◆ To do ◆
Skip the pictures. Transcribe the rest of the data below without changing a word.

◆ Supplied material ◆
start
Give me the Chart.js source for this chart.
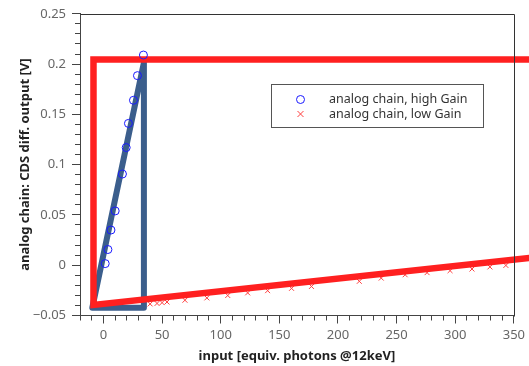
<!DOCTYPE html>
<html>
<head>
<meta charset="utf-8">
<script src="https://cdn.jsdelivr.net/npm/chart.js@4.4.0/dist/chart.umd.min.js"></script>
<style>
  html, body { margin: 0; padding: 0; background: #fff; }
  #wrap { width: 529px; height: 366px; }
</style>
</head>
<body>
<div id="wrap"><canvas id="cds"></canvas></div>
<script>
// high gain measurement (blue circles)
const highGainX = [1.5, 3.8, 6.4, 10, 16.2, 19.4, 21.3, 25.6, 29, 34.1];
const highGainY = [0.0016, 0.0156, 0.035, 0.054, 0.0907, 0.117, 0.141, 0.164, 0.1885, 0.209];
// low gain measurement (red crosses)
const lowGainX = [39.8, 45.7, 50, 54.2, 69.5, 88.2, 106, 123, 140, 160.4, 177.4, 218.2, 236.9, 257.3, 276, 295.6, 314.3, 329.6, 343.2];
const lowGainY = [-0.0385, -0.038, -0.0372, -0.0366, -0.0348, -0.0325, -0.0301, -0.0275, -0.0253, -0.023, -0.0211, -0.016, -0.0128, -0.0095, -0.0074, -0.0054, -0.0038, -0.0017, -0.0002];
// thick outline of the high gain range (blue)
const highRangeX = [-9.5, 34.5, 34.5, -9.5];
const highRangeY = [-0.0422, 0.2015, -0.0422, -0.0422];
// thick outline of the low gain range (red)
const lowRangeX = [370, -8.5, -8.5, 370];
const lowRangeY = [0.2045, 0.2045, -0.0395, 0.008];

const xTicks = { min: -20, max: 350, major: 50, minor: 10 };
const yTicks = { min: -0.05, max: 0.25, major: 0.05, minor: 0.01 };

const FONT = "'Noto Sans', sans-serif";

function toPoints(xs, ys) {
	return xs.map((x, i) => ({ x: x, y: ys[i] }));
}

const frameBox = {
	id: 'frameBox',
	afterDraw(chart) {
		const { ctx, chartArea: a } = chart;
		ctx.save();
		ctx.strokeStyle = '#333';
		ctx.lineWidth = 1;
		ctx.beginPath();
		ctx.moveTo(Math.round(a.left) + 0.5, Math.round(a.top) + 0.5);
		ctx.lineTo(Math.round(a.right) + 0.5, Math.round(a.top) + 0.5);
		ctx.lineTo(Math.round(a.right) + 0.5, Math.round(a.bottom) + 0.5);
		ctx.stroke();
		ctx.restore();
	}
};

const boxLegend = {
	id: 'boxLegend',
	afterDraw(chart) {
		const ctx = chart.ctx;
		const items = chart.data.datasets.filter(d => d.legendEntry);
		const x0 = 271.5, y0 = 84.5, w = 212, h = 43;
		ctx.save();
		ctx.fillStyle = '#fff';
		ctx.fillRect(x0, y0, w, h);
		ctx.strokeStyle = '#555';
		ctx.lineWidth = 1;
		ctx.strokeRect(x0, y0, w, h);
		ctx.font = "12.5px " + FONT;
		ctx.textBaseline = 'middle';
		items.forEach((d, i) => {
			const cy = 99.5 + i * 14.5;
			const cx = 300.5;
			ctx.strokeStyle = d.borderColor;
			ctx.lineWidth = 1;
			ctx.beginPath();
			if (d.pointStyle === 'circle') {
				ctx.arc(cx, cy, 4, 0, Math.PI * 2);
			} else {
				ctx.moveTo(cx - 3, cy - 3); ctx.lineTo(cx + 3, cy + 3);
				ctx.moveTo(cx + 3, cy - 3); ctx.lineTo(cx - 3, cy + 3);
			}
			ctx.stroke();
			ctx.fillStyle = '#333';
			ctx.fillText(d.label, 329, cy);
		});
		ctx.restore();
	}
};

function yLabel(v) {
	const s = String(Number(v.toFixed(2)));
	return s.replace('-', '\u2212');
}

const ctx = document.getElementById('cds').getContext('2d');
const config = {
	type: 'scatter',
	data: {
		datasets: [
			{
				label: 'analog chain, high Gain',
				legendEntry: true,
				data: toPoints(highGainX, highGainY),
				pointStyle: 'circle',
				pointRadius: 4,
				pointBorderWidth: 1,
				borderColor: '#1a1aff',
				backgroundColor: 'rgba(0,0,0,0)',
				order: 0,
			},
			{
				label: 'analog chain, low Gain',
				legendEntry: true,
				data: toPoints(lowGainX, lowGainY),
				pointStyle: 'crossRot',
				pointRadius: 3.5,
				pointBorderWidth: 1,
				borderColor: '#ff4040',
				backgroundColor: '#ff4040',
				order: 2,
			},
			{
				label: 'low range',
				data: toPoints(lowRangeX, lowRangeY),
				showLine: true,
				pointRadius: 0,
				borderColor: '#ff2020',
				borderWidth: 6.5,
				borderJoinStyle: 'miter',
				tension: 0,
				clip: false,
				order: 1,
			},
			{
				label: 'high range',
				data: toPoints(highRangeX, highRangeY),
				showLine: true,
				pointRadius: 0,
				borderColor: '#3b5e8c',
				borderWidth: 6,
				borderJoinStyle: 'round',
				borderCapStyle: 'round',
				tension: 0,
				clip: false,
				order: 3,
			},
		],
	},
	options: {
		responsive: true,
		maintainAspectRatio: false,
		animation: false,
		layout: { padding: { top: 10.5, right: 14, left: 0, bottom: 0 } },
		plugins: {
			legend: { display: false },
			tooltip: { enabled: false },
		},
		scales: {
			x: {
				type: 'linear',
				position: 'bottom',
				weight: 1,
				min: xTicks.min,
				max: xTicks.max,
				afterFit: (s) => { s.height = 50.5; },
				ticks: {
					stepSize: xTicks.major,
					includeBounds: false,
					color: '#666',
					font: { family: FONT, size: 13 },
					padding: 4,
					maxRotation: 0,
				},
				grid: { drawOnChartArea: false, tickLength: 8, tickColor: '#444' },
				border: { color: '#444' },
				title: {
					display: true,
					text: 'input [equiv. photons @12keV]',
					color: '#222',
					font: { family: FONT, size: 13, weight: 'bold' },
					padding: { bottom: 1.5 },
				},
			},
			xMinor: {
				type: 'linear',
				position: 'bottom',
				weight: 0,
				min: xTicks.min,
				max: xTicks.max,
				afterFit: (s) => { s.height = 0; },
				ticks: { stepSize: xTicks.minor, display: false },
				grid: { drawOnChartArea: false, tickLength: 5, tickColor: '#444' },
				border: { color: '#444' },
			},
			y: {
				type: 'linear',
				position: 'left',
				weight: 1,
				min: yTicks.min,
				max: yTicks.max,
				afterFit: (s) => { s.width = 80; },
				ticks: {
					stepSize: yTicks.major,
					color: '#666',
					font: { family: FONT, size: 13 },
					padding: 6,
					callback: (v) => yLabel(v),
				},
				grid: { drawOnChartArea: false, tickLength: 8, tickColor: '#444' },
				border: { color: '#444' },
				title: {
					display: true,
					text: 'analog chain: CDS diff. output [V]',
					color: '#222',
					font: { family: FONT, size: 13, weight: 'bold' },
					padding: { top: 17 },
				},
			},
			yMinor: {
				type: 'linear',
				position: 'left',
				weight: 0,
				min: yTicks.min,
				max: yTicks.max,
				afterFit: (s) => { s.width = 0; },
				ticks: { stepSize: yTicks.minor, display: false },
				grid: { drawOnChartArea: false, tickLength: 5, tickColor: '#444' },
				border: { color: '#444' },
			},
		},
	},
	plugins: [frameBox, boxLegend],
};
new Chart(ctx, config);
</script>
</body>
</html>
end
◆ Result ◆
Give me the Chart.js source for this chart.
<!DOCTYPE html>
<html>
<head>
<meta charset="utf-8">
<script src="https://cdn.jsdelivr.net/npm/chart.js@4.4.0/dist/chart.umd.min.js"></script>
<style>
  html, body { margin: 0; padding: 0; background: #fff; }
  #wrap { width: 529px; height: 366px; }
</style>
</head>
<body>
<div id="wrap"><canvas id="cds"></canvas></div>
<script>
// high gain measurement (blue circles)
const highGainX = [1.5, 3.8, 6.4, 10, 16.2, 19.4, 21.3, 25.6, 29, 34.1];
const highGainY = [0.0016, 0.0156, 0.035, 0.054, 0.0907, 0.117, 0.141, 0.164, 0.1885, 0.209];
// low gain measurement (red crosses)
const lowGainX = [39.8, 45.7, 50, 54.2, 69.5, 88.2, 106, 123, 140, 160.4, 177.4, 218.2, 236.9, 257.3, 276, 295.6, 314.3, 329.6, 343.2];
const lowGainY = [-0.0385, -0.038, -0.0372, -0.0366, -0.0348, -0.0325, -0.0301, -0.0275, -0.0253, -0.023, -0.0211, -0.016, -0.0128, -0.0095, -0.0074, -0.0054, -0.0038, -0.0017, -0.0002];
// thick outline of the high gain range (blue)
const highRangeX = [-9.5, 34.5, 34.5, -9.5];
const highRangeY = [-0.0422, 0.2015, -0.0422, -0.0422];
// thick outline of the low gain range (red)
const lowRangeX = [370, -8.5, -8.5, 370];
const lowRangeY = [0.2045, 0.2045, -0.0395, 0.008];

const xTicks = { min: -20, max: 350, major: 50, minor: 10 };
const yTicks = { min: -0.05, max: 0.25, major: 0.05, minor: 0.01 };

const FONT = "'Noto Sans', sans-serif";

function toPoints(xs, ys) {
	return xs.map((x, i) => ({ x: x, y: ys[i] }));
}

const frameBox = {
	id: 'frameBox',
	afterDraw(chart) {
		const { ctx, chartArea: a } = chart;
		ctx.save();
		ctx.strokeStyle = '#333';
		ctx.lineWidth = 1;
		ctx.beginPath();
		ctx.moveTo(Math.round(a.left) + 0.5, Math.round(a.top) + 0.5);
		ctx.lineTo(Math.round(a.right) + 0.5, Math.round(a.top) + 0.5);
		ctx.lineTo(Math.round(a.right) + 0.5, Math.round(a.bottom) + 0.5);
		ctx.stroke();
		ctx.restore();
	}
};

const boxLegend = {
	id: 'boxLegend',
	afterDraw(chart) {
		const ctx = chart.ctx;
		const items = chart.data.datasets.filter(d => d.legendEntry);
		const x0 = 271.5, y0 = 84.5, w = 212, h = 43;
		ctx.save();
		ctx.fillStyle = '#fff';
		ctx.fillRect(x0, y0, w, h);
		ctx.strokeStyle = '#555';
		ctx.lineWidth = 1;
		ctx.strokeRect(x0, y0, w, h);
		ctx.font = "12.5px " + FONT;
		ctx.textBaseline = 'middle';
		items.forEach((d, i) => {
			const cy = 99.5 + i * 14.5;
			const cx = 300.5;
			ctx.strokeStyle = d.borderColor;
			ctx.lineWidth = 1;
			ctx.beginPath();
			if (d.pointStyle === 'circle') {
				ctx.arc(cx, cy, 4, 0, Math.PI * 2);
			} else {
				ctx.moveTo(cx - 3, cy - 3); ctx.lineTo(cx + 3, cy + 3);
				ctx.moveTo(cx + 3, cy - 3); ctx.lineTo(cx - 3, cy + 3);
			}
			ctx.stroke();
			ctx.fillStyle = '#333';
			ctx.fillText(d.label, 329, cy);
		});
		ctx.restore();
	}
};

function yLabel(v) {
	const s = String(Number(v.toFixed(2)));
	return s.replace('-', '\u2212');
}

const ctx = document.getElementById('cds').getContext('2d');
const config = {
	type: 'scatter',
	data: {
		datasets: [
			{
				label: 'analog chain, high Gain',
				legendEntry: true,
				data: toPoints(highGainX, highGainY),
				pointStyle: 'circle',
				pointRadius: 4,
				pointBorderWidth: 1,
				borderColor: '#1a1aff',
				backgroundColor: 'rgba(0,0,0,0)',
				order: 0,
			},
			{
				label: 'analog chain, low Gain',
				legendEntry: true,
				data: toPoints(lowGainX, lowGainY),
				pointStyle: 'crossRot',
				pointRadius: 3.5,
				pointBorderWidth: 1,
				borderColor: '#ff4040',
				backgroundColor: '#ff4040',
				order: 2,
			},
			{
				label: 'low range',
				data: toPoints(lowRangeX, lowRangeY),
				showLine: true,
				pointRadius: 0,
				borderColor: '#ff2020',
				borderWidth: 6.5,
				borderJoinStyle: 'miter',
				tension: 0,
				clip: false,
				order: 1,
			},
			{
				label: 'high range',
				data: toPoints(highRangeX, highRangeY),
				showLine: true,
				pointRadius: 0,
				borderColor: '#3b5e8c',
				borderWidth: 6,
				borderJoinStyle: 'round',
				borderCapStyle: 'round',
				tension: 0,
				clip: false,
				order: 3,
			},
		],
	},
	options: {
		responsive: true,
		maintainAspectRatio: false,
		animation: false,
		layout: { padding: { top: 10.5, right: 14, left: 0, bottom: 0 } },
		plugins: {
			legend: { display: false },
			tooltip: { enabled: false },
		},
		scales: {
			x: {
				type: 'linear',
				position: 'bottom',
				weight: 1,
				min: xTicks.min,
				max: xTicks.max,
				afterFit: (s) => { s.height = 50.5; },
				ticks: {
					stepSize: xTicks.major,
					includeBounds: false,
					color: '#666',
					font: { family: FONT, size: 13 },
					padding: 4,
					maxRotation: 0,
				},
				grid: { drawOnChartArea: false, tickLength: 8, tickColor: '#444' },
				border: { color: '#444' },
				title: {
					display: true,
					text: 'input [equiv. photons @12keV]',
					color: '#222',
					font: { family: FONT, size: 13, weight: 'bold' },
					padding: { bottom: 1.5 },
				},
			},
			xMinor: {
				type: 'linear',
				position: 'bottom',
				weight: 0,
				min: xTicks.min,
				max: xTicks.max,
				afterFit: (s) => { s.height = 0; },
				ticks: { stepSize: xTicks.minor, display: false },
				grid: { drawOnChartArea: false, tickLength: 5, tickColor: '#444' },
				border: { color: '#444' },
			},
			y: {
				type: 'linear',
				position: 'left',
				weight: 1,
				min: yTicks.min,
				max: yTicks.max,
				afterFit: (s) => { s.width = 80; },
				ticks: {
					stepSize: yTicks.major,
					color: '#666',
					font: { family: FONT, size: 13 },
					padding: 6,
					callback: (v) => yLabel(v),
				},
				grid: { drawOnChartArea: false, tickLength: 8, tickColor: '#444' },
				border: { color: '#444' },
				title: {
					display: true,
					text: 'analog chain: CDS diff. output [V]',
					color: '#222',
					font: { family: FONT, size: 13, weight: 'bold' },
					padding: { top: 17 },
				},
			},
			yMinor: {
				type: 'linear',
				position: 'left',
				weight: 0,
				min: yTicks.min,
				max: yTicks.max,
				afterFit: (s) => { s.width = 0; },
				ticks: { stepSize: yTicks.minor, display: false },
				grid: { drawOnChartArea: false, tickLength: 5, tickColor: '#444' },
				border: { color: '#444' },
			},
		},
	},
	plugins: [frameBox, boxLegend],
};
new Chart(ctx, config);
</script>
</body>
</html>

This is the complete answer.